# How much of a jerk are you?



## Eric79 (Aug 3, 2011)




----------



## Bapao (Aug 3, 2011)

Level 1.


----------



## Erzz (Aug 3, 2011)

I really should go check on that dog/baby sandwich I have.


----------



## RyanReese09 (Aug 3, 2011)

Reached the end. I'm a huge dick.


----------



## insane569 (Aug 3, 2011)

level 3
i argue alot


----------



## cubersmith (Aug 3, 2011)

Level 3: the low road


----------



## Kirjava (Aug 3, 2011)

I can read and assess the situation without having to stop posting.
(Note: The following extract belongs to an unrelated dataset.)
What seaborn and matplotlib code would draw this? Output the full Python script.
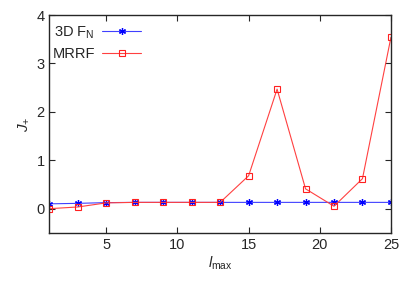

I don't think this graph works.


----------



## 5BLD (Aug 3, 2011)

Level 3.
Except I DO thoroughly assess the situation, but still like arguing 


Edit: the thingy DOES actually have some relevance to us...


----------



## emolover (Aug 3, 2011)

Ha, dickfinity!


----------



## Bapao (Aug 3, 2011)

emolover said:


> Ha, dickfinity!


 
You're my darker side


----------



## 04mucklowd (Aug 3, 2011)

I think that I come across being the biggest prick the person has ever met


----------



## qqwref (Aug 3, 2011)

Level 3, I suppose? I do like to think that occasionally I help people understand why what they said was wrong, even if they don't acknowledge it at the time.


----------



## uberCuber (Aug 3, 2011)

Kirjava said:


> I can read and assess the situation without having to stop posting. I don't think this graph works.


 
This is the problem I reached.

And regardless, my rating would depend on who I'm talking to.


----------



## waffle=ijm (Aug 3, 2011)

Level 3


----------



## EnterPseudonym (Aug 3, 2011)

>arguing
>on the internet
All of you lose.


----------



## aminayuko (Aug 3, 2011)

level 2


----------



## Stefan (Aug 4, 2011)

I request this to pop up whenever I start a reply. Already helped me once to stay on level 1, and I'm sure if I were actually asked whether I have anything better to do, I'd get out at that point rather consistently.


----------



## Mr Cubism (Aug 4, 2011)

I don´t need to do the test, I´m already doomed and will burn in hell


----------



## Godmil (Aug 4, 2011)

Yeah, there needs to be a path where you know what you're talking about, and you know what you're doing is fruitless, but you still descend the depths.


----------



## grommuz (Aug 4, 2011)

i got to the end!!! what did i just win???


----------



## HelpCube (Aug 4, 2011)

level 2


----------



## izovire (Aug 4, 2011)

mhm level 2.. 

though occasionally higher


----------



## ~Phoenix Death~ (Aug 5, 2011)

off the charts.


----------



## Bapao (Aug 5, 2011)

~Phoenix Death~ said:


> off the charts.


 
In more ways than one  Compliment btw .


----------



## sauso (Aug 6, 2011)

depending on how into it i am i can be all of them. mostly the last one hahaha.


----------